Today, I am in the library studying… studying not blogging… Must. Do. Work.

But I did want to tell two stories that impacted me from the weekend. On Saturday, myself and my two lovely friends caught a bus to the seaside. It’s only a short journey, probably fifteen minutes or so, and I just happened to sit on the outside, nearest to the other passengers. I got talking to a lovely lady called Ann (or maybe Anne… it makes me feel sad that I don’t know how it is spelt). Ann was telling me about her journey, about how she’d spent two hours on a bus to get to the seaside for a day, how it was the only outing she’d had for a while, and that she so missed being around people, so talking to me on the bus made her day. It was one of those conversations – we talked about the weather, the bus (which had just been involved in a minor collision), the election, the state of the nation, her family… I could tell that she was really lonely, and I really wanted to spend more time with her, to hear her story. It made me think about how I take contact and interaction for granted, I speak to people all the time, I have countless coffee meetings each week, and yet Ann had noone to talk to at all. It made me think about London, and how noone talks to anyone on buses there (except when it snows, or when there is a national emergency)… it made me want to keep my eyes open for more lonely people on buses who could just do with an inconsequential natter. It’s made me think twice about plugging my headphones in and withdrawing from the world around me this week for sure.

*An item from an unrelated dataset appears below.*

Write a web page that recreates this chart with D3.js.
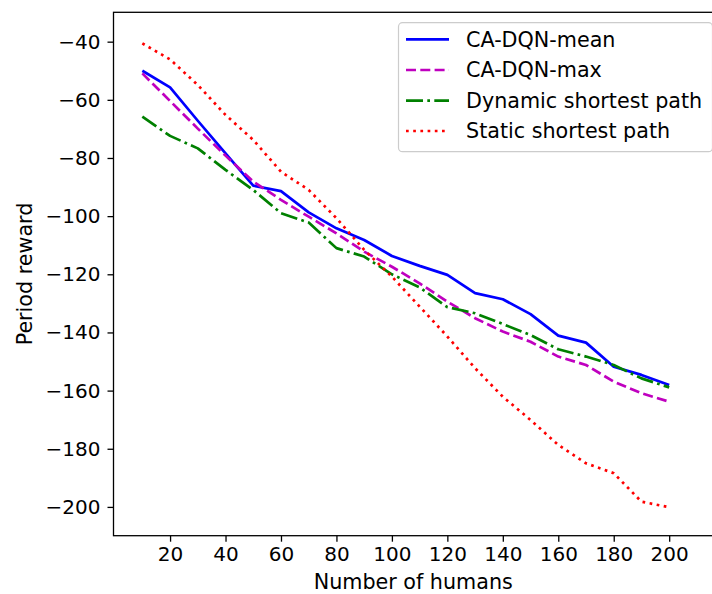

I hope Ann had a nice time at the beach. I hope she enjoyed her tuna sandwiches. I’m praying that she gets to enjoy the beauty of community back where she lives, that someone will draw alongside her and just listen. Bless her.

My other story involves scones, and was probably the funniest thing that happened to us on Saturday. We had decided that a perfect accoutrement to tea would be scones, with jam and cream (refer to my earlier point about the lack of hedonism), and so had proudly snaffled some before we left seaside-land. The purchase itself had been amusing, because my friends choose the wise option of a pack of scones reduced to 72p, while I viewed this with a certain suspicion. Anyway, we got home and decided to have a brief break. My friends went to have a snooze, while I went on a trip to the supermarket to procure some clotted cream.

I got back, to find a scene of carnage in the kitchen. Dogs are lovely, but they seem to have no food-related decorum (at least the dogs in question, anyhow). All that was left of the scones were some ripped up cellophane, and a smattering of crumbs strewn liberally around. I think they had enjoyed the feast (not minding that the scones were short-dated it seems). I stood there for a while, holding the now-redundant clotted-cream, wondering what to do.

This is where my friends husband saves the day. He decided to make us some new scones, and glorious they were. There were bacon and red onion scones, with special homemade maple chutney, and then normal scones, with fab raspberry jam. We feasted… and the dogs got none. We decided to take it as a spiritual lesson  – that when stuff gets stolen, God always has better in store!

I think that’s all my stories for today… Back to Doctor Faustus then!